10. На сайте Jacket2 — эссе Джошуа Кори о троих поэтах и о трех камешках. Мелкий камешек — самый подходящий предмет для разговора о поэзии, поскольку природа в модернистской культуре вообще фон, театральный задник (даны ссылки на Амитава Гоша и Франко Моретти). «Камешек — это предмет, фрагмент скальной породы, кусок природы, легко умещающийся в ладонь, но не могущий послужить ни оружием, ни орудием. Камешек — это индивид, отмеченный лишь одним действием — участием во множестве: горстка камешков — это символ или же метонимия множества как такового».

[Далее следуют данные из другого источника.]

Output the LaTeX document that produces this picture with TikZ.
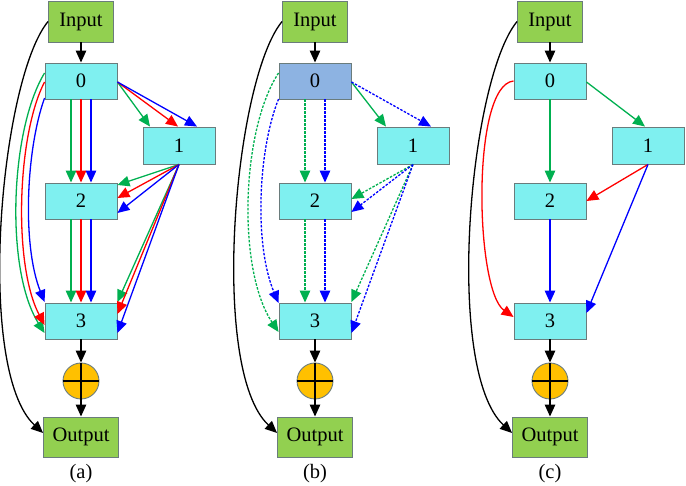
\documentclass[tikz,border=0pt]{standalone}
\usepackage{fontspec}
\setmainfont{Liberation Serif}
\usetikzlibrary{arrows.meta,calc}
\definecolor{ngreen}{HTML}{92D050}
\definecolor{ncyan}{HTML}{7FF0F0}
\definecolor{nblue}{HTML}{8DB3E2}
\definecolor{norange}{HTML}{FFC000}
\definecolor{bord}{HTML}{6A7C7C}
\definecolor{egreen}{HTML}{00B050}
\definecolor{ered}{HTML}{FF0000}
\definecolor{eblue}{HTML}{0000FF}
\tikzset{
 box/.style={draw=bord, line width=0.9pt, fill=ncyan, minimum width=72pt, minimum height=36pt, inner sep=0pt, font=\fontsize{20.5}{24}\selectfont},
 io/.style={box, fill=ngreen, minimum width=65pt, minimum height=41pt},
 outbox/.style={box, fill=ngreen, minimum width=75pt, minimum height=40pt},
 sum/.style={circle, draw=bord, fill=norange, minimum size=36pt, inner sep=0pt, line width=0.9pt},
 edge/.style={line width=1.3pt, -{Triangle[length=12pt,width=10.5pt]}},
 dsh/.style={dash pattern=on 2.5pt off 1.5pt},
 lbl/.style={font=\fontsize{20.5}{24}\selectfont},
 crossln/.style={line width=1.3pt}
}
\begin{document}
\begin{tikzpicture}[x=1pt,y=-1pt]
\useasboundingbox (0,0) rectangle (686,486);
% ---------- panel (a) ----------
\begin{scope}
\node[io] (aIn) at (81,21.5) {Input};
\node[box] (a0) at (81,81) {0};
\node[box, minimum height=37pt] (a1) at (179,145.5) {1};
\node[box] (a2) at (81,201) {2};
\node[box] (a3) at (81,321) {3};
\node[sum] (aS) at (81,381) {};
\node[outbox] (aOut) at (81,437) {Output};
\node[lbl] (aL) at (81,474) {(a)};
\draw[edge] (aIn.south) -- (a0.north);
\draw[edge] (aIn.west) .. controls (0,80) and (-25,370) .. ($(aOut.west)+(0,-4)$);
\draw[edge] (a3.south) -- (aS.north);
\draw[edge] (aS.south) -- (aOut.north);
\draw[crossln] (aS.west) -- (aS.east) (aS.north) -- (aS.south);
% 0 -> 1
\draw[edge,egreen] ($(a0.east)+(0,1)$) -- ($(a1.north)+(-29,0)$);
\draw[edge,ered] ($(a0.east)+(0,1)$) -- ($(a1.north)+(-1,0)$);
\draw[edge,eblue] ($(a0.east)+(0,1)$) -- ($(a1.north)+(18,0)$);
% 0 -> 2
\draw[edge,egreen] ($(a0.south)+(-10,0)$) -- ($(a2.north)+(-10,0)$);
\draw[edge,ered] (a0.south) -- (a2.north);
\draw[edge,eblue] ($(a0.south)+(10,0)$) -- ($(a2.north)+(10,0)$);
% 1 -> 2
\draw[edge,egreen] (a1.south) -- ($(a2.east)+(0,-16)$);
\draw[edge,ered] (a1.south) -- ($(a2.east)+(0,-3)$);
\draw[edge,eblue] (a1.south) -- ($(a2.east)+(0,12)$);
% 1 -> 3
\draw[edge,egreen] (a1.south) -- ($(a3.east)+(0,-19)$);
\draw[edge,ered] (a1.south) -- ($(a3.east)+(0,-7)$);
\draw[edge,eblue] (a1.south) -- ($(a3.east)+(0,12)$);
% 2 -> 3
\draw[edge,egreen] ($(a2.south)+(-10,0)$) -- ($(a3.north)+(-10,0)$);
\draw[edge,ered] (a2.south) -- (a3.north);
\draw[edge,eblue] ($(a2.south)+(10,0)$) -- ($(a3.north)+(10,0)$);
% 0 -> 3
\draw[edge,egreen] ($(a0.west)+(0,-8)$) .. controls (10,130) and (5,270) .. ($(a3.west)+(0,12)$);
\draw[edge,ered] ($(a0.west)+(0,1)$) .. controls (17,135) and (13,265) .. ($(a3.west)+(0,4)$);
\draw[edge,eblue] ($(a0.west)+(0,17)$) .. controls (26,150) and (22,245) .. ($(a3.west)+(0,-19)$);
\end{scope}
% ---------- panel (b) ----------
\begin{scope}[xshift=234pt]
\node[io] (bIn) at (81,21.5) {Input};
\node[box, fill=nblue] (b0) at (81,81) {0};
\node[box, minimum height=37pt] (b1) at (179,145.5) {1};
\node[box] (b2) at (81,201) {2};
\node[box] (b3) at (81,321) {3};
\node[sum] (bS) at (81,381) {};
\node[outbox] (bOut) at (81,437) {Output};
\node[lbl] (bL) at (81,474) {(b)};
\draw[edge] (bIn.south) -- (b0.north);
\draw[edge] (bIn.west) .. controls (0,80) and (-25,370) .. ($(bOut.west)+(0,-4)$);
\draw[edge] (b3.south) -- (bS.north);
\draw[edge] (bS.south) -- (bOut.north);
\draw[crossln] (bS.west) -- (bS.east) (bS.north) -- (bS.south);
% 0 -> 1
\draw[edge,egreen] ($(b0.east)+(0,1)$) -- ($(b1.north)+(-27,0)$);
\draw[edge,eblue,dsh] ($(b0.east)+(0,1)$) -- ($(b1.north)+(18,0)$);
% 0 -> 2
\draw[edge,egreen,dsh] ($(b0.south)+(-10,0)$) -- ($(b2.north)+(-10,0)$);
\draw[edge,eblue,dsh] ($(b0.south)+(10,0)$) -- ($(b2.north)+(10,0)$);
% 1 -> 2
\draw[edge,egreen,dsh] (b1.south) -- ($(b2.east)+(0,-2)$);
\draw[edge,eblue,dsh] (b1.south) -- ($(b2.east)+(0,11)$);
% 1 -> 3
\draw[edge,egreen,dsh] (b1.south) -- ($(b3.east)+(0,-19)$);
\draw[edge,eblue,dsh] (b1.south) -- ($(b3.east)+(0,12)$);
% 2 -> 3
\draw[edge,egreen,dsh] ($(b2.south)+(-10,0)$) -- ($(b3.north)+(-10,0)$);
\draw[edge,eblue,dsh] ($(b2.south)+(10,0)$) -- ($(b3.north)+(10,0)$);
% 0 -> 3
\draw[edge,egreen,dsh] ($(b0.west)+(0,-8)$) .. controls (7,130) and (3,270) .. ($(b3.west)+(0,11)$);
\draw[edge,eblue,dsh] ($(b0.west)+(0,18)$) .. controls (24,150) and (20,245) .. ($(b3.west)+(0,-18)$);
\end{scope}
% ---------- panel (c) ----------
\begin{scope}[xshift=469pt]
\node[io] (cIn) at (81,21.5) {Input};
\node[box] (c0) at (81,81) {0};
\node[box, minimum height=37pt] (c1) at (179,145.5) {1};
\node[box] (c2) at (81,201) {2};
\node[box] (c3) at (81,321) {3};
\node[sum] (cS) at (81,381) {};
\node[outbox] (cOut) at (81,437) {Output};
\node[lbl] (cL) at (81,474) {(c)};
\draw[edge] (cIn.south) -- (c0.north);
\draw[edge] (cIn.west) .. controls (0,80) and (-25,370) .. ($(cOut.west)+(0,-4)$);
\draw[edge] (c3.south) -- (cS.north);
\draw[edge] (cS.south) -- (cOut.north);
\draw[crossln] (cS.west) -- (cS.east) (cS.north) -- (cS.south);
\draw[edge,egreen] ($(c0.east)+(0,1)$) -- ($(c1.north)+(-3,0)$);
\draw[edge,egreen] (c0.south) -- (c2.north);
\draw[edge,ered] (c1.south) -- (c2.east);
\draw[edge,eblue] (c1.south) -- ($(c3.east)+(0,-8)$);
\draw[edge,eblue] (c2.south) -- (c3.north);
\draw[edge,ered] (c0.west) .. controls (2,85) and (6,290) .. ($(c3.west)+(0,-4)$);
\end{scope}
\end{tikzpicture}
\end{document}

В стихах французского поэта Франсиса Понжа камешек, «древнéе даже, чем Потоп», воображает «крещение героя, величиной подобного миру, но ждет его только неприглядный ужас смертного ложа», то есть «серый хаос земли, нашей скромной, но великолепной обители». Итак, камешек у Понжа думает, обладает воображением; для сюрреалистов вообще характерно размывать границу между живым и неживым. Люди у Понжа «скованны, механистичны, абсурдны, в то время как ящики, апельсины и хлебные буханки обретают трогательное достоинство живых существ». В отличие от рукотворных предметов (ссылка на Хайдеггера), понжевский камешек «ничего не обрамляет»: «Он — решительное отрицание храма или памятника; камень, на котором не начертана проповедь. То, что его окружает и отличает его в его камешковости, — это то, что Понж называет „пустотой значения”: камешек говорит, но может сказать только, что он существует»; даже самый одинокий камешек будет лишь одним из множества. Это «предмет без автономии». Заполнять его пустоту опасно: по Понжу, пытаясь описать камень, вы сами можете стать камнем.
«Чтобы камень заговорил, придется, как Демосфен, набиравший камешки в рот, заговорить вокруг камня и сквозь камень». Именно этим и занимается Понж. Но Джошуа Кори вспоминает еще два поэтических камешка: первый — у шотландского поэта Иэна Хэмилтона Финли, который утверждал, что «В современной эстетике место КАМЕШКА таково же, как место Естественного Человека в философии Руссо»; второй — у американского поэта-объективиста Джорджа Оппена. Оппен отрицает камешки и камни: «Вселенная — камень, но мы — нет». Одно из своих стихотворений он называет текстом о «ненависти к „Каменной Вселенной” — и о любви к нам и к Линде [дочери поэта], а еще всему, что мы делаем со Вселенной, просто созерцая ее». Субъективное восприятие Вселенной оказывается единственным шансом на спасение: это своего рода бунт против мира, который поэт не творил (и в который не просил его забрасывать). Взгляд на камешки, лежащие на дне речки, — с одной стороны, одно из многочисленных столкновений с «Бегемотом, белым китом» (то есть Вселенной); с другой — именно этот взгляд дарит камешкам смысл. Все мы, неожиданно заканчивает свою мысль Кори, ежедневно совершаем небольшие поступки, сумма которых меняет мир. Возможно, что на этом фоне разрушения, отщепления камешков, нам вновь понадобится «неоклассический героизм».